Friday, April 3, 2015

3D Photos - Friendly bunch of geese


Left image.


Right image.

Thanks to Peter Simcoe for the original stereo pair. These are 400 pixels wide. The minimum and maximum disparities are -17 and 7. The disparity range is 24, which is about 1/16 of the width (400 pixels). That's a bit much (The disparity range is best at about 1/30 of the width.) Here, I am gonna use Depth Map Automatic Generator 2 to get the depth map because I recently overhauled it (it's significantly faster although still slow compared to DMAG5).


Radius = 9, gamma proximity = 17, gamma color = 12, alpha = 0.9, truncation (color) = 30, truncation (gradient) = 2, disparity tolerance = 0. Not sure why I get those artifacts on both sides. Probably, because the alignment is far from perfect even though the images were auto-aligned in StereoPhoto Maker.


Radius = 9, gamma proximity = 10000, gamma color = 10000, alpha = 0.9, truncation (color) = 30, truncation (gradient) = 2, disparity tolerance = 0. By setting gamma proximity and gamma color to infinity, DMAG2 behaves like a classic weight-less window-based local stereo matching algorithm, which always fattens object boundaries. I gotta say though that it's not bad at all especially considering that the depth map is gonna have be tweaked anyway in depthy.me or whatever else. In the interface, you can't go past 99 for gamma proximity or gamma color, but I thought that was interesting to see what would happen if they were pushed to infinity. I may have to implement a (hopefully fast) weight-less classic window-based stereo matching algorithm in the near future (probably under the DMAG6 moniker).


Radius = 9, gamma proximity = 17, gamma color = 12, alpha = 0.9, truncation (color) = 256, truncation (gradient) = 100, disparity tolerance = 0. By setting the truncation (color or gradient) to something large, the raw matching cost (color or gradient) is actually not truncated. Truncation is usually put in place to avoid artificially large matching cost when pixels are occluded.


Radius = 12, gamma proximity = 17, gamma color = 24, alpha = 0.9, truncation (color) = 256, truncation (gradient) = 100, disparity tolerance = 0. Here, I have increased gamma color to get a behavior a bit closer to the classic weight-less window-based stereo matching algorithm.

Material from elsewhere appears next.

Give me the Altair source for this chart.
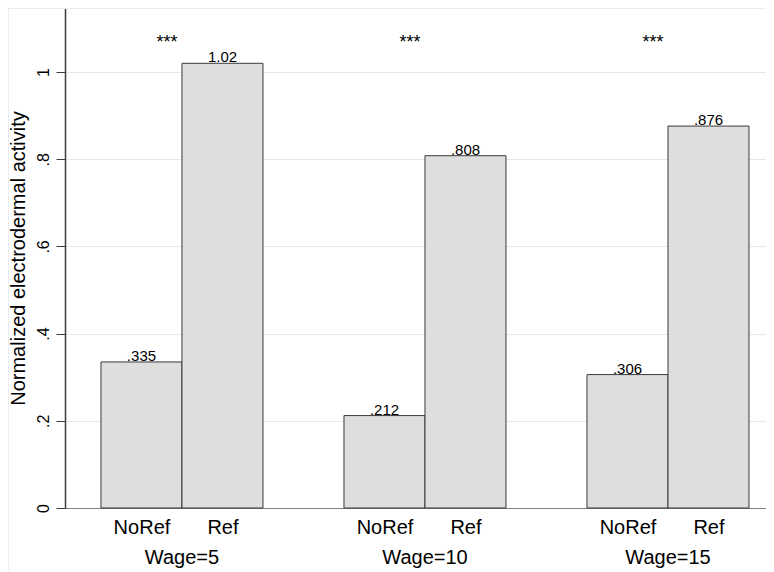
import altair as alt
import pandas as pd

# ---- data ----
groups = ["Wage=5", "Wage=10", "Wage=15"]
conditions = ["NoRef", "Ref"]
noref_values = [0.335, 0.212, 0.306]
ref_values = [1.02, 0.808, 0.876]
stars = ["***", "***", "***"]
y_ticks = [0, 0.2, 0.4, 0.6, 0.8, 1]
star_level = 1.055

# ---- tables built from the lists ----
rows = []
for g, gname in enumerate(groups):
    for s, (cond, vals) in enumerate(zip(conditions, [noref_values, ref_values])):
        pos = g * 3 + s
        rows.append(dict(group=gname, cond=cond, pos=pos, x0=pos - 0.5,
                         x1=pos + 0.5, value=vals[g]))
bars_df = pd.DataFrame(rows)
groups_df = pd.DataFrame(dict(group=groups,
                              gpos=[g * 3 + 0.5 for g in range(len(groups))],
                              stars=stars, level=[star_level] * len(groups)))
tick_positions = list(bars_df["pos"])

W, H = 701, 500
FONT = "Liberation Sans"
xscale = alt.Scale(domain=[-0.944, 7.71], nice=False, zero=False)
yscale = alt.Scale(domain=[0, 1.1468], nice=False, zero=True)

y_axis = alt.Axis(
    values=y_ticks,
    labelExpr="datum.value == 0 ? '0' : datum.value == 1 ? '1' : replace(format(datum.value, '.1f'), '0.', '.')",
    labelAngle=270, labelAlign="center", labelBaseline="bottom",
    labelFont=FONT, labelFontSize=16, labelColor="#000000", labelPadding=5,
    tickSize=9, tickColor="#3c3c3c", tickWidth=1,
    domainColor="#3c3c3c", domainWidth=1.5,
    grid=True, gridColor="#e3eaed", gridWidth=1,
    title="Normalized electrodermal activity", titleFont=FONT,
    titleFontSize=20, titleFontWeight="normal", titleColor="#000000",
    titleAngle=270, titleAlign="center", titleBaseline="middle",
    titleX=-47, titleY=250,
)

x_axis = alt.Axis(
    values=tick_positions,
    labelExpr="datum.value % 3 == 0 ? 'NoRef' : 'Ref'",
    labelOverlap=False, labelFlush=False,
    labelFont=FONT, labelFontSize=20, labelColor="#000000",
    labelBaseline="alphabetic", labelPadding=25,
    ticks=False, grid=False, title=None,
    domainColor="#808080", domainWidth=1,
)

frame = alt.Chart(groups_df).mark_rect(
    fill="transparent", stroke="#e6edf0", strokeWidth=1.5
).encode(
    x=alt.value(-57), x2=alt.value(W + 60),
    y=alt.value(0), y2=alt.value(H + 120),
)

bars = alt.Chart(bars_df).mark_bar(
    fill="#dedede", stroke="#3a3a3a", strokeWidth=1
).encode(
    x=alt.X("x0:Q", scale=xscale, axis=x_axis),
    x2="x1:Q",
    y=alt.Y("value:Q", scale=yscale, axis=y_axis),
    y2=alt.datum(0),
)

value_labels = alt.Chart(bars_df).transform_calculate(
    label="datum.value < 1 ? substring(format(datum.value, '.3~g'), 1) : format(datum.value, '.3~g')"
).mark_text(
    font=FONT, fontSize=15, color="#000000", baseline="alphabetic", dy=-1
).encode(
    x=alt.X("pos:Q", scale=xscale),
    y=alt.Y("value:Q", scale=yscale),
    text="label:N",
)

star_labels = alt.Chart(groups_df).mark_text(
    font=FONT, fontSize=18, color="#000000", baseline="alphabetic", dx=-15
).encode(
    x=alt.X("gpos:Q", scale=xscale),
    y=alt.Y("level:Q", scale=yscale),
    text="stars:N",
)

group_labels = alt.Chart(groups_df).mark_text(
    font=FONT, fontSize=20, color="#000000", baseline="alphabetic"
).encode(
    x=alt.X("gpos:Q", scale=xscale),
    y=alt.value(H + 56),
    text="group:N",
)

chart = alt.layer(frame, bars, value_labels, star_labels, group_labels).properties(
    width=W, height=H,
    autosize=alt.AutoSizeParams(type="none"),
    padding={"left": 57, "top": 0, "right": 0, "bottom": 62},
).configure_view(stroke=None).configure(background="white")

chart.save("out.html", embed_options={"renderer": "svg", "actions": False})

I have also sneaked in an increase in the window radius.


Radius = 12, gamma proximity = 17, gamma color = 36, alpha = 0.9, truncation (color) = 256, truncation (gradient) = 100, disparity tolerance = 0. You don't want to increase gamma color too much otherwise you'll start to get significant fattening of object boundaries.

That's the depth map I uploaded to depty.me (after having doubled its size to 800 pixels and inverted the colors).


That's the depth map I got after doing a little bit of painting in depthy.me.


That's the animated gif created by depthy.me.